They often treat reusable identity as a pure convenience feature. In practice, portability creates a trust inheritance problem: the original verification must still be valid when the identity is reused in another platform, jurisdiction, or risk context. Without revalidation rules, reuse can spread bad trust decisions more widely than a one-time onboarding failure.
Why This Matters for Security Teams
Reusable identity in crypto is often sold as a faster way to recognise the same entity across wallets, apps, exchanges, or protocols. The security mistake is assuming portability is only a UX feature. Once identity can be reused, the real control question becomes whether the original verification remains trustworthy in a new context, under a new policy, or in a different jurisdiction. That is a governance problem, not just an onboarding problem.
This matters because trust inheritance can amplify a single weak decision across many downstream systems. If a reusable identity was accepted with thin proofing, weak revocation, or stale attestations, every later reuse can propagate that flaw. NHI Management Group’s Ultimate Guide to NHIs shows how often identity risk persists when visibility and rotation are weak, and the same pattern appears in crypto identity reuse when controls are not revalidated at transfer points. Current guidance also aligns with the NIST Cybersecurity Framework 2.0 emphasis on continuous risk management rather than one-time trust decisions.
In practice, many security teams encounter trust inheritance only after a reused identity has already been accepted by a new platform, rather than through intentional revalidation.
How It Works in Practice
Reusable identity in crypto can mean a person, wallet, account, or credential assertion that is accepted across multiple services or ecosystems. The technical challenge is that the identifier may stay the same while the risk context changes. A platform may trust a prior KYC event, a signed proof, a social recovery path, or a delegation chain, but each reuse should be evaluated against current assurance requirements. The same identity can be low risk in one environment and unacceptable in another.
Security teams should think in terms of lifecycle and revalidation. A reusable identity should have a clear origin, a binding to the subject, a revocation path, and policy rules that define when previous proof is still acceptable. This is where trust inheritance must be explicit.

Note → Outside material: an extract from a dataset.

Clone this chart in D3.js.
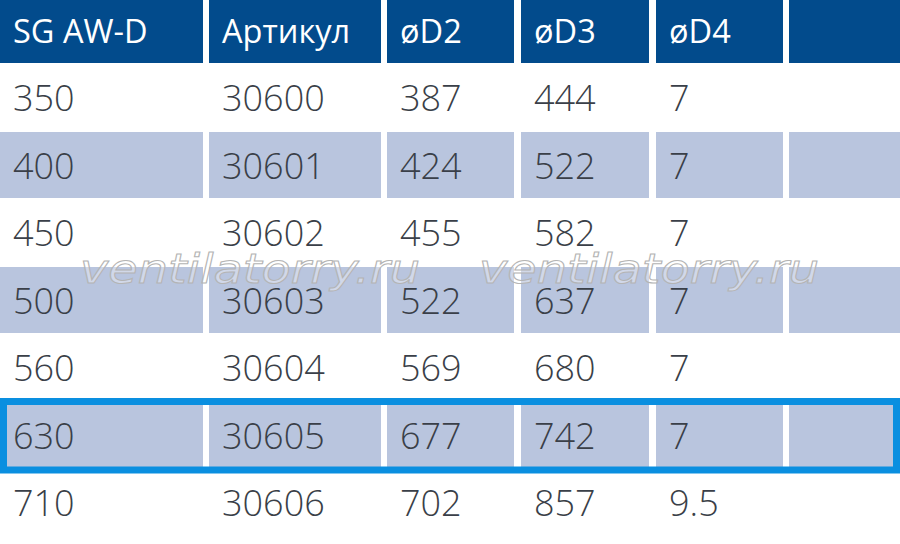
<!DOCTYPE html>
<html>
<head>
<meta charset="utf-8">
<script src="https://cdn.jsdelivr.net/npm/d3@7"></script>
<style>
  html, body { margin: 0; padding: 0; background: #fff; }
  svg { display: block; }
</style>
</head>
<body>
<div id="chart"></div>
<script>
// Table data
const headers = ['SG AW-D', 'Артикул', 'øD2', 'øD3', 'øD4', ''];
const sizes = ['350', '400', '450', '500', '560', '630', '710'];
const articles = ['30600', '30601', '30602', '30603', '30604', '30605', '30606'];
const d2 = ['387', '424', '455', '522', '569', '677', '702'];
const d3vals = ['444', '522', '582', '637', '680', '742', '857'];
const d4 = ['7', '7', '7', '7', '7', '7', '9.5'];
const highlightRow = 5;
const watermark = 'ventilatorry.ru';

const rows = sizes.map((s, i) => [s, articles[i], d2[i], d3vals[i], d4[i], '']);

// Layout
const width = 900, height = 544;
const colEdges = [[0, 203], [209, 381], [387, 514], [521, 649], [656, 783], [789, 900]];
const headerH = 63;

const svg = d3.select('#chart')
  .append('svg')
  .attr('width', width)
  .attr('height', height);

// Scales
const colX = d3.scaleOrdinal().domain(d3.range(headers.length)).range(colEdges.map((e) => e[0]));
const colW = d3.scaleOrdinal().domain(d3.range(headers.length)).range(colEdges.map((e) => e[1] - e[0]));
const yScale = d3.scaleBand().domain(d3.range(rows.length)).range([64.5, 537]);

// Header
const head = svg.append('g').attr('class', 'header');
head.selectAll('rect')
  .data(headers)
  .enter()
  .append('rect')
  .attr('x', (d, i) => colX(i))
  .attr('y', 0)
  .attr('width', (d, i) => colW(i))
  .attr('height', headerH)
  .attr('fill', '#024b8c');

head.selectAll('text')
  .data(headers)
  .enter()
  .append('text')
  .attr('x', (d, i) => colX(i) + 13)
  .attr('y', 43)
  .attr('fill', '#ffffff')
  .attr('font-family', 'Open Sans, sans-serif')
  .attr('font-weight', 500)
  .attr('font-size', 32.5)
  .text((d) => d);

// Body rows
const body = svg.append('g').attr('class', 'body');
const rowG = body.selectAll('.row')
  .data(rows)
  .enter()
  .append('g')
  .attr('class', 'row')
  .attr('transform', (d, i) => `translate(0,${yScale(i)})`);

rowG.each(function (r, ri) {
  const g = d3.select(this);
  if (ri % 2 === 1) {
    g.selectAll('rect')
      .data(r)
      .enter()
      .append('rect')
      .attr('x', (d, i) => colX(i))
      .attr('y', 0)
      .attr('width', (d, i) => colW(i))
      .attr('height', yScale.bandwidth() - 1.5)
      .attr('fill', '#b9c5de');
  }
  g.selectAll('text')
    .data(r)
    .enter()
    .append('text')
    .attr('x', (d, i) => colX(i) + 13)
    .attr('y', yScale.bandwidth() / 2 + 13)
    .attr('fill', '#3a3f48')
    .attr('font-family', 'Open Sans, sans-serif')
    .attr('font-weight', 300)
    .attr('font-size', 36)
    .text((d) => d);
});

// Highlighted row frame
svg.append('rect')
  .attr('x', 3.5)
  .attr('y', yScale(highlightRow) - 0.5)
  .attr('width', width - 7)
  .attr('height', yScale.bandwidth() + 1)
  .attr('fill', 'none')
  .attr('stroke', '#0a8fe0')
  .attr('stroke-width', 7);

// Watermark
svg.selectAll('.wm')
  .data([80, 479])
  .enter()
  .append('text')
  .attr('class', 'wm')
  .attr('x', (d) => d)
  .attr('y', 283)
  .attr('font-family', 'DejaVu Sans, sans-serif')
  .attr('font-style', 'italic')
  .attr('font-size', 40)
  .attr('textLength', 340)
  .attr('lengthAdjust', 'spacingAndGlyphs')
  .attr('fill', 'rgba(255,255,255,0.35)')
  .attr('stroke', '#b4b4b4')
  .attr('stroke-width', 1)
  .text(watermark);
</script>
</body>
</html>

If the original verification was done by a third party, the receiving system needs to decide whether that attestation is still current, whether the source remains trustworthy, and whether new jurisdictional or transaction-level rules require fresh proof.
A practical control pattern looks like this:
- Define what is being reused: identifier, credential, attestation, or full trust state.

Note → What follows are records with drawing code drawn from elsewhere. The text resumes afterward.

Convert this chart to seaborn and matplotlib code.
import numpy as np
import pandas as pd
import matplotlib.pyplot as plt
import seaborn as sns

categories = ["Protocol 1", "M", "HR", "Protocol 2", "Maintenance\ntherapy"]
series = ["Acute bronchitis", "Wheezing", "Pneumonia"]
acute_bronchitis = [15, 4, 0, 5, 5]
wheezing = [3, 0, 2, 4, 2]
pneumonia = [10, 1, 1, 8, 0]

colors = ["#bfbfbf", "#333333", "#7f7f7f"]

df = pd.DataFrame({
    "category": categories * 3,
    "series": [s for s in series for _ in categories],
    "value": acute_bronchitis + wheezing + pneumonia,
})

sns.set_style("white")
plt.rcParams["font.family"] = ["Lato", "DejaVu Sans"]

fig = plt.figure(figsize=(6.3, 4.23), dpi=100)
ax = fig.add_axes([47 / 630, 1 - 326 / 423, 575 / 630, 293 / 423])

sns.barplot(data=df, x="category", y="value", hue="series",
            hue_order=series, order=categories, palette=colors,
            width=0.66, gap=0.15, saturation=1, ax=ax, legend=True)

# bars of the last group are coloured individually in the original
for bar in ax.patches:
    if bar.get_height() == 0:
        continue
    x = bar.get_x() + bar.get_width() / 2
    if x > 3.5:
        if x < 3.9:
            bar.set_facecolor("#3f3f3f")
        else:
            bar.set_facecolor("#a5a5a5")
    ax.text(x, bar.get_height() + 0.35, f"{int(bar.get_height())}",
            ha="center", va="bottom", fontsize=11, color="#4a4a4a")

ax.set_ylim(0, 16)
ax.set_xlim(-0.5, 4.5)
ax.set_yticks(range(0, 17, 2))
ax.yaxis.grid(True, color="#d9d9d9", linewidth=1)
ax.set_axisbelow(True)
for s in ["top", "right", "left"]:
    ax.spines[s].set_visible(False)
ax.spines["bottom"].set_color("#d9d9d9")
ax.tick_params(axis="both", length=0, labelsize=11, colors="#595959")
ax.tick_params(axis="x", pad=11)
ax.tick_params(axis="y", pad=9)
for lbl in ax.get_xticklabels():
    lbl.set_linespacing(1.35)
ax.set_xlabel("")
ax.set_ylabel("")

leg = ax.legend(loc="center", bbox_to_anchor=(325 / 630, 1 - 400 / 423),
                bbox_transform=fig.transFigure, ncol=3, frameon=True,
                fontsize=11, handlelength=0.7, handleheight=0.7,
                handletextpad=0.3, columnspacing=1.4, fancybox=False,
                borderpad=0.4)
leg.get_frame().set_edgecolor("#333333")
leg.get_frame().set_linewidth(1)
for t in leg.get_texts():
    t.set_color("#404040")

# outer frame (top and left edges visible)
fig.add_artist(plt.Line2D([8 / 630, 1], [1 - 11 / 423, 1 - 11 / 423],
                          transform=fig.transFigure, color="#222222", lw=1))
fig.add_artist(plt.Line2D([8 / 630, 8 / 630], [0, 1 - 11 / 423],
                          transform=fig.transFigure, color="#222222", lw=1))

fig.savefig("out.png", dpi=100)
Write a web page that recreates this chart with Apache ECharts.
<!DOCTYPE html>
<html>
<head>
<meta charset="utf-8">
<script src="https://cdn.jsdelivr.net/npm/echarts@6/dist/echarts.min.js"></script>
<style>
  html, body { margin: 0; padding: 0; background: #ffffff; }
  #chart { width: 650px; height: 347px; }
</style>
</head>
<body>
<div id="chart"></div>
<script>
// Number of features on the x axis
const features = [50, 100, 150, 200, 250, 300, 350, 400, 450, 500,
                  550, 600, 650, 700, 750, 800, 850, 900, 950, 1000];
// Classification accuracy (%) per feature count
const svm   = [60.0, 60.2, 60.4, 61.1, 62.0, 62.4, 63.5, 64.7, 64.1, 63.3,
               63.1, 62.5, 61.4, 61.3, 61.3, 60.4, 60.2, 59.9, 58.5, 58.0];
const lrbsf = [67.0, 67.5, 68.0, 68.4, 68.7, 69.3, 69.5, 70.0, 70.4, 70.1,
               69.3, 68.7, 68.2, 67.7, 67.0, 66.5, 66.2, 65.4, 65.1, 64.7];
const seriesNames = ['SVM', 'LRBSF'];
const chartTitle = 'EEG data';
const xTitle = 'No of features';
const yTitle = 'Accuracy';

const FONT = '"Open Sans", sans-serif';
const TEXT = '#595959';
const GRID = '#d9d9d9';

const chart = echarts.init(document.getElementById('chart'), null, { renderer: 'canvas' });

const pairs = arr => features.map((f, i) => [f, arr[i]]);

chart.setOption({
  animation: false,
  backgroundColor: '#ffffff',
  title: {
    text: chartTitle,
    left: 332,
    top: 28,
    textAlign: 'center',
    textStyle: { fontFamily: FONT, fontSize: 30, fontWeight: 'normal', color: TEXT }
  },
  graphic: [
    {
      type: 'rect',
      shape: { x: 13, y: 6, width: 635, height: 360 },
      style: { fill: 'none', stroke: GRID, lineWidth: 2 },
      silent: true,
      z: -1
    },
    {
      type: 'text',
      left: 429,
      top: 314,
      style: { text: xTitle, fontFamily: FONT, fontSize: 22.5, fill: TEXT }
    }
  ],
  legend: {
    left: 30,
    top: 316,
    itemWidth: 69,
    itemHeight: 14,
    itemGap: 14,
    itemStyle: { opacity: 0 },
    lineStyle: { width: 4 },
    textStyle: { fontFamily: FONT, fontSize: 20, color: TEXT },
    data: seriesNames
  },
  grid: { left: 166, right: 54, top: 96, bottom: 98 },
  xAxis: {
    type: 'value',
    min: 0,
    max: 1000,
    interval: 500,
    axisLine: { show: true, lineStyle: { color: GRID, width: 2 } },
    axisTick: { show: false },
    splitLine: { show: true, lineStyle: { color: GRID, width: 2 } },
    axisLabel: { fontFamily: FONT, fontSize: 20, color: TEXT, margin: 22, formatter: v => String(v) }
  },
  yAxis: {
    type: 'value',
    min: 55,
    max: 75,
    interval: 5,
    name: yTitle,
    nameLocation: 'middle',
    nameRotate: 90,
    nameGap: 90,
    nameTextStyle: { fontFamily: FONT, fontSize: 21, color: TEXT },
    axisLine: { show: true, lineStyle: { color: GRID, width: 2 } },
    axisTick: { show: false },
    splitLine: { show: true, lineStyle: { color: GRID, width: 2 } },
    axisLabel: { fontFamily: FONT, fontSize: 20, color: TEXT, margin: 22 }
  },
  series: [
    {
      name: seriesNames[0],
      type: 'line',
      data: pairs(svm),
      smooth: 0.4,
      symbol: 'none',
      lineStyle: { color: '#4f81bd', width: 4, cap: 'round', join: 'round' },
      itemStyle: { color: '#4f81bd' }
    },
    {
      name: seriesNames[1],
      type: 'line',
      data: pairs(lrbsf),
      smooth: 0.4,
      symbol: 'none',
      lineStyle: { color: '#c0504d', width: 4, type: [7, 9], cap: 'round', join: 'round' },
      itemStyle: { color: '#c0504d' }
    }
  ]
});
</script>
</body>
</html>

- Set revalidation triggers for high-risk changes such as jurisdiction, transaction size, device change, or counterparty change.
- Use short-lived credentials or attestations where possible, rather than assuming perpetual acceptance.
- Separate identity proofing from authorisation so reuse does not automatically grant the same rights everywhere.
- Log each reuse event so trust decisions can be audited later.
NHI Management Group’s Top 10 NHI Issues and 52 NHI Breaches Analysis both reinforce the same operational lesson: identity reuse without rotation, revocation, and visibility creates a durable attack surface. These controls tend to break down when reusable identity is federated across ecosystems that do not share the same assurance model because the receiving system cannot reliably judge the freshness of the original trust.
Common Variations and Edge Cases
Tighter reuse controls often increase friction, so organisations must balance portability against assurance cost. That tradeoff is especially visible in crypto systems that rely on cross-chain identity, delegated authority, or portable attestations. Best practice is evolving, and there is no universal standard for how much prior trust should carry forward across every context.
One edge case is wallet-based identity that is reused after a key rotation or account recovery event. The identifier may look stable, but the underlying assurance has changed. Another is a regulated environment where the same identity is accepted for both low-risk access and high-value actions. In those cases, reuse should not imply the same level of trust. A fresh policy check is usually needed even if the identity string is unchanged.
Teams also get caught by jurisdictional drift. A reusable identity accepted in one market may fail local proofing, consent, or retention requirements in another. For that reason, reusable identity should be treated as a conditional trust assertion, not a permanent credential. The safest pattern is to make the reuse decision explicit, time-bound, and revocable.
Where organisations move fastest, they often discover too late that the identity was portable long before the trust model was.
Standards & Framework Alignment
This section maps relevant standards and security frameworks to the operational risks and controls described in this guidance.
OWASP Non-Human Identity Top 10 address the attack and risk surface, while NIST CSF 2.0 and NIST AI RMF set the governance and control requirements practitioners need to meet.
| Framework | Control / Reference | Relevance |
|---|---|---|
| OWASP Non-Human Identity Top 10 | NHI-03 | Revalidation and rotation issues map to stale trust in reusable identities. |
| NIST CSF 2.0 | PR.AC-4 | Reusable identity needs conditional access decisions based on current context. |
| NIST AI RMF | AI RMF supports governance of dynamic trust decisions and downstream impact. |
Document reuse criteria, accountability, and review steps for every identity trust transfer.